L’épisode de la Samaritaine comporte deux grands dialogues : le premier entre Jésus et la femme (4 : 7-26) et le second de Jésus avec ses disciples (4 : 31-38), l’un et l’autre marqués d’une part par les révélations de Jésus et d’autre part, l’incompréhension des humains. Alors que Jésus tente de faire sentir à la femme venue puiser de l’eau qu’il est l’eau vive dont l’âme peut être rassasiée, eau qui étanchera la soif à jamais et jaillira pour la vie éternelle, la Samaritaine ne se préoccupe que de relations humaines, de cette eau dont elle doit venir remplir son vase tous les jours et au problème qui divise séculairement Juifs et Samaritains. Les disciples ne se montreront guères plus réceptifs. De retour de la ville avec leur nourriture matérielle, ils ne savent que faire de la révélation de Jésus concernant sa mission spirituelle devenue sa seule nourriture.
« Si tu savais le don de Dieu » dit Jésus à la Samaritaine, parole immortelle peu comprise à travers les siècles ! Est-ce l’annonce de l’Esprit Saint ou la révélation que Jésus fait de lui-même ? Cette dernière compréhension est sans doute la plus authentique : savoir qui est Jésus, le Fils unique que Dieu le Père qui a tant aimé les hommes livre non pour condamner, mais pour sauver l’humanité (Jn. 3 : 16-17). La découverte de Jésus, voilà véritablement le don Dieu, l’eau vive qui jaillira pour la vie éternelle ; ce n’est plus la Loi donnée sur le Sinaï, mais la Parole qui vient parfaire cette Loi, « parole vivifiante apportée par le Christ » (4 : 25), vérité qu’il proclame (1 : 17) et révélation de sa propre personne (14 : 6).
« Rabbi, mange …» suggèrent les disciples de retour de la ville les bras chargés de victuailles. Ils s’étonnent de voir Jésus s’entretenir avec la femme, inconnue et schismatique. Nul n’ose lui demander : « De quoi parles-tu ? » mais propose simplement « Rabbi, mange ». Et Jésus de rétorquer : « J’ai à manger une nourriture que vous ne connaissez pas… Ma nourriture est de faire la volonté de celui qui m’a envoyé et de mener à bonne fin mon œuvre » (34).
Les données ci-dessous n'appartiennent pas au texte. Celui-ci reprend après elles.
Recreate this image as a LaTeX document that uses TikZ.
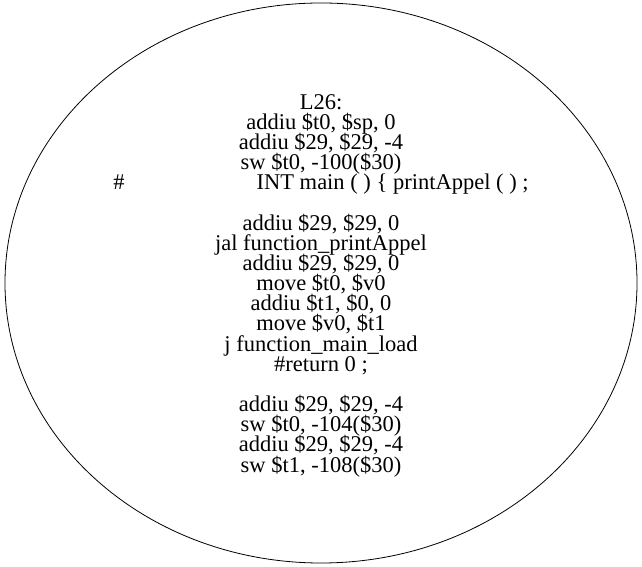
\documentclass[tikz,border=0pt]{standalone}
\usepackage{fontspec}
\setmainfont{Liberation Serif}
\usetikzlibrary{shapes.geometric}
\newcommand\mycodefont{\fontsize{22.5bp}{20.17bp}\selectfont\lineskiplimit=-100pt\relax\lineskip=0pt\relax}
\tikzset{
  blockshape/.style={draw, ellipse, line width=0.8bp, minimum width=632bp, minimum height=560bp, inner sep=0pt},
  codetext/.style={align=center, inner sep=0pt, font=\mycodefont}
}
\begin{document}
\begin{tikzpicture}[x=1bp,y=1bp]
\useasboundingbox (0,0) rectangle (642,567);
\node[blockshape] (e) at (321,284) {};
\node[codetext] (t) at ([yshift=-2.5bp]e.center) {L26:\\
addiu \$t0, \$sp, 0\\
addiu \$29, \$29, -4\\
sw \$t0, -100(\$30)\\
\#\hspace{132bp}INT main ( ) \{ printAppel ( ) ;\\
~\\
addiu \$29, \$29, 0\\
jal function\_printAppel\\
addiu \$29, \$29, 0\\
move \$t0, \$v0\\
addiu \$t1, \$0, 0\\
move \$v0, \$t1\\
j function\_main\_load\\
\#return 0 ;\\
~\\
addiu \$29, \$29, -4\\
sw \$t0, -104(\$30)\\
addiu \$29, \$29, -4\\
sw \$t1, -108(\$30)};
\end{tikzpicture}
\end{document}
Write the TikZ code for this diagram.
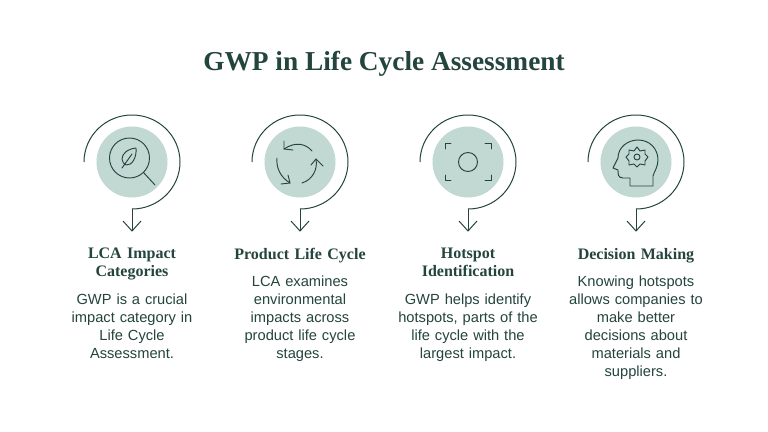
\documentclass[tikz,border=0pt]{standalone}
\usepackage{fontspec}
\setmainfont{Liberation Sans}
\newfontfamily\headfont{Liberation Serif}
\definecolor{inkgreen}{HTML}{24443E}
\definecolor{discgreen}{HTML}{C2D8D2}
\tikzset{
  spiralline/.style={draw=inkgreen,line width=0.75pt},
  iconline/.style={draw=inkgreen,line width=0.7pt,line cap=round,line join=round},
  headtext/.style={text=inkgreen,align=center,font=\headfont\bfseries\fontsize{12}{13.6}\selectfont,text width=105pt,inner sep=0pt,anchor=north},
  bodytext/.style={text=inkgreen,align=center,font=\fontsize{11}{13.5}\selectfont,text width=112pt,inner sep=0pt,anchor=north},
}
\begin{document}
\begin{tikzpicture}[x=0.75pt,y=-0.75pt]
  \useasboundingbox (0,0) rectangle (768,432);
  \fill[white] (0,0) rectangle (768,432);
  \node[text=inkgreen,font=\headfont\bfseries\fontsize{20.5}{24}\selectfont] (title) at (384,64) {GWP in Life Cycle Assessment};
  % spiral, disc and arrow of every column
  \foreach \cx/\nm in {132/lca,300/cycle,468/spot,636/mind} {
    \fill[discgreen] (\cx,162) circle (35.5);
    \draw[spiralline] (\cx-48,162) arc(180 : 450 : 48 and 47) coordinate (\nm end);
    \draw[spiralline] (\nm end) -- ++(0,22) coordinate (\nm tip);
    \draw[spiralline] (\cx-9,221) -- (\nm tip) -- (\cx+9,221);
  }
  % magnifier and leaf
  \draw[iconline] (129.5,158) circle (20);
  \draw[iconline] (143.5,172.5) -- (155,185);
  \draw[iconline] (136,148) .. controls (127,149) and (122,154) .. (122,159) .. controls (122,162) and (124,164) .. (126,165) .. controls (132,166) and (137,157) .. (136,148) -- cycle;
  \draw[iconline] (122,168) -- (132,154);
  % three arrows
  \draw[iconline] (312,151) .. controls (306,144) and (296,141) .. (284,149);
  \draw[iconline] (284,141) -- (284,149) -- (293,150);
  \draw[iconline] (277,158) .. controls (276,167) and (280,177) .. (290,183);
  \draw[iconline] (281,184) -- (290,183) -- (288,175);
  \draw[iconline] (302,183) .. controls (312,180) and (318,170) .. (316,159);
  \draw[iconline] (311,165) -- (316,159) -- (323,166);
  % focus frame
  \draw[iconline] (468,162) circle (9.5);
  \draw[iconline] (445,149) -- (445,143.5) -- (451,143.5);
  \draw[iconline] (485,143.5) -- (491,143.5) -- (491,149);
  \draw[iconline] (445,175) -- (445,180.5) -- (451,180.5);
  \draw[iconline] (485,180.5) -- (491,180.5) -- (491,175);
  % head and gear
  \draw[iconline] (630,186) -- (630,178) -- (623,178) .. controls (618,178) and (618,174) .. (618,170) -- (613,168) -- (618,158) .. controls (618,147) and (628,140) .. (638,140) .. controls (650,140) and (658,149) .. (658,160) .. controls (658,167) and (654,172) .. (653,176) -- (653,186) -- cycle;
  \draw[iconline] (637,157) circle (3);
  \draw[iconline] (637,147) -- (640,151) -- (645,150) -- (645,154) -- (648,157) -- (645,161) -- (645,165) -- (640,164) -- (637,167) -- (634,164) -- (629,165) -- (629,161) -- (626,157) -- (629,154) -- (629,150) -- (634,151) -- cycle;
  % texts
  \node[headtext] (lcahead) at (132,248) {LCA Impact\\Categories};
  \node[headtext] (cyclehead) at (300,248) {Product Life Cycle};
  \node[headtext] (spothead) at (468,248) {Hotspot\\Identification};
  \node[headtext] (mindhead) at (636,248) {Decision Making};
  \node[bodytext] (lcabody) at (132,294) {GWP is a crucial\\impact category in\\Life Cycle\\Assessment.};
  \node[bodytext] (cyclebody) at (300,276) {LCA examines\\environmental\\impacts across\\product life cycle\\stages.};
  \node[bodytext] (spotbody) at (468,294) {GWP helps identify\\hotspots, parts of the\\life cycle with the\\largest impact.};
  \node[bodytext] (mindbody) at (636,276) {Knowing hotspots\\allows companies to\\make better\\decisions about\\materials and\\suppliers.};
\end{tikzpicture}
\end{document}
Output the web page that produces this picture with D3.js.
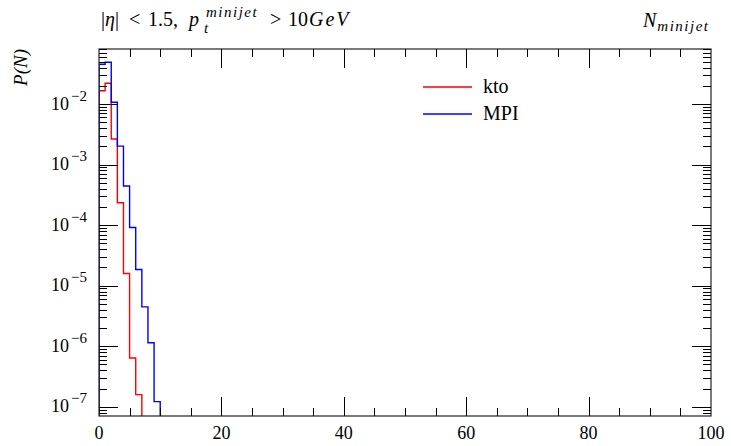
<!DOCTYPE html>
<html><head><meta charset="utf-8">
<script src="https://cdn.jsdelivr.net/npm/d3@7"></script>
<style>
html,body{margin:0;padding:0;background:#fff;}
text{font-family:"Liberation Serif","DejaVu Serif",serif;fill:#000;}
</style></head>
<body><svg id="c" width="731" height="446"></svg>
<script>
// ---- data ----
const binLow = [0,1,2,3,4,5,6,7,8,9,10];
const ktoValues = [0.0166,0.0220,0.00264,2.34e-4,1.59e-5,6.41e-7,1.59e-7,0,0,0,0];
const mpiValues = [0.0453,0.0489,0.01067,0.00202,4.42e-4,9.16e-5,1.85e-5,4.47e-6,1.14e-6,1.22e-7,0];
const seriesNames = ["kto","MPI"];
const seriesColors = ["#ff0000","#0000ff"];
const xTickValues = [0,20,40,60,80,100];
const yTickExponents = [-2,-3,-4,-5,-6,-7];
const binWidth = 1;

const svg = d3.select("#c");
const L=99, R=711, T=49, B=416;
const x = d3.scaleLinear().domain([0,100]).range([L,R]);
const y = d3.scaleLog().domain([7.05e-8,0.081]).range([B,T]);
const FLOOR = 1e-12;

svg.append("clipPath").attr("id","pa").append("rect")
  .attr("x",L).attr("y",T).attr("width",R-L).attr("height",B-T);

function stepPath(vals){
  const p = d3.path();
  const yv = v => y(Math.max(v,FLOOR));
  p.moveTo(x(binLow[0]), yv(0));
  vals.forEach((v,i)=>{
    p.lineTo(x(binLow[i]), yv(v));
    p.lineTo(x(binLow[i]+binWidth), yv(v));
  });
  return p.toString();
}
const g = svg.append("g").attr("clip-path","url(#pa)");
[ktoValues,mpiValues].forEach((vals,i)=>{
  g.append("path").attr("d",stepPath(vals)).attr("fill","none")
   .attr("stroke",seriesColors[i]).attr("stroke-width",1.4);
});

svg.append("rect").attr("x",L).attr("y",T).attr("width",R-L).attr("height",B-T)
  .attr("fill","none").attr("stroke","#222").attr("stroke-width",1.2);

const major=19, minor=8;
const ticks = svg.append("g").attr("stroke","#000").attr("stroke-width",1);
d3.range(5,100,5).forEach(v=>{
  const len = (v%20===0)?major:minor;
  const xx = Math.round(x(v))+0.5;
  ticks.append("line").attr("x1",xx).attr("x2",xx).attr("y1",B).attr("y2",B-len);
  ticks.append("line").attr("x1",xx).attr("x2",xx).attr("y1",T).attr("y2",T+len);
});
for(let e=-8;e<=-1;e++){
  for(let m=1;m<=9;m++){
    const v = m*Math.pow(10,e);
    if(v<y.domain()[0]||v>y.domain()[1]) continue;
    const len = (m===1)?major:minor;
    const yy = Math.round(y(v))+0.5;
    ticks.append("line").attr("x1",L).attr("x2",L+len).attr("y1",yy).attr("y2",yy);
    ticks.append("line").attr("x1",R).attr("x2",R-len).attr("y1",yy).attr("y2",yy);
  }
}

xTickValues.forEach(v=>{
  svg.append("text").attr("x",x(v)).attr("y",439).attr("text-anchor","middle")
    .attr("font-size",18).text(v);
});
yTickExponents.forEach(e=>{
  const t = svg.append("text").attr("x",87).attr("y",y(Math.pow(10,e))+5.5)
    .attr("text-anchor","end").attr("font-size",18);
  t.append("tspan").text("10");
  t.append("tspan").attr("dx",2).attr("dy",-9).attr("font-size",15).text("\u2212"+(-e));
});

svg.append("text").attr("transform","translate(27,49) rotate(-90)")
  .attr("text-anchor","end").attr("font-size",19).attr("font-style","italic").text("P(N)");

// title (left), parts placed at their positions
const titleParts = [
  {s:"|\u03b7|", x:101},
  {s:"<", x:129},
  {s:"1.5,", x:148},
  {s:"p", x:189, it:true},
  {s:"t", x:204, it:true, fs:15, dy:7},
  {s:"minijet", x:206, it:true, fs:15, dy:-9, ls:1.5},
  {s:">", x:270},
  {s:"10", x:288},
  {s:"GeV", x:309, it:true, ls:2}
];
titleParts.forEach(p=>{
  const t = svg.append("text").attr("x",p.x).attr("y",26+(p.dy||0))
    .attr("font-size",p.fs||20).attr("font-style",p.it?"italic":"normal");
  if(p.ls) t.attr("letter-spacing",p.ls);
  if(p.s==="|\u03b7|"){
    t.append("tspan").text("|");
    t.append("tspan").attr("font-style","italic").text("\u03b7");
    t.append("tspan").text("|");
  } else t.text(p.s);
});

(function(){
  const t = svg.append("text").attr("x",643).attr("y",27)
    .attr("font-size",20).attr("font-style","italic");
  t.append("tspan").text("N");
  t.append("tspan").attr("dx",1).attr("dy",4).attr("font-size",15)
    .attr("letter-spacing",1.5).text("minijet");
})();

seriesNames.forEach((n,i)=>{
  const yy = 87 + i*27;
  svg.append("line").attr("x1",423).attr("x2",472).attr("y1",yy).attr("y2",yy)
    .attr("stroke",seriesColors[i]).attr("stroke-width",1.4);
  svg.append("text").attr("x",483).attr("y",yy+5.5).attr("font-size",20).text(n);
});
</script></body></html>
Jésus est venu faire la volonté de son Père et cette volonté, il la cherche comme une nourriture (5 : 30), un objet intensément désiré. Sa réponse justifie et éclaire le sens de sa mission, l’ensemble de toute son activité terrestre, l’œuvre de révélation et de salut. « Je t’ai glorifié Père sur la terre en menant à terme l’œuvre que tu m’as donnée de faire » (17 : 4). Jésus n’est que l’Envoyé : les paroles qu’il fait entendre ne sont pas ses paroles (3 : 34 ; 7 : 16) et les œuvres qu’il accomplit, sont celles de son Père (5 : 15 + 19-20) ; en bref il ne fait pas sa volonté propre, mais celle de son Père qui l’a envoyé (4 : 24 ; 5 : 30). Ainsi peut-il conclure : « Le père et moi, nous sommes un » (10 : 30).
Grâce au témoignage de la femme, nombreux furent les Samaritains qui crurent en Jésus au point de le prier de demeurer avec eux. C’est donc un aspect fondamental du mystère de Jésus que Jean dévoile en cet épisode. D’inconnu qu’il était, de Juif qu’il est et de prophète qu’il semble être, Jésus se révèle finalement Sauveur du monde, synthèse de sa mission et de sa personnalité. Jean reviendra sur ce titre dans sa première lettre : « Et nous, nous témoignons, pour l’avoir contemplé, que le Père a envoyé son Fils comme Sauveur du monde. Quiconque confesse que Jésus est le Fils de Dieu, Dieu demeure en lui et lui en Dieu « (1 Jn., 4 : 14-15).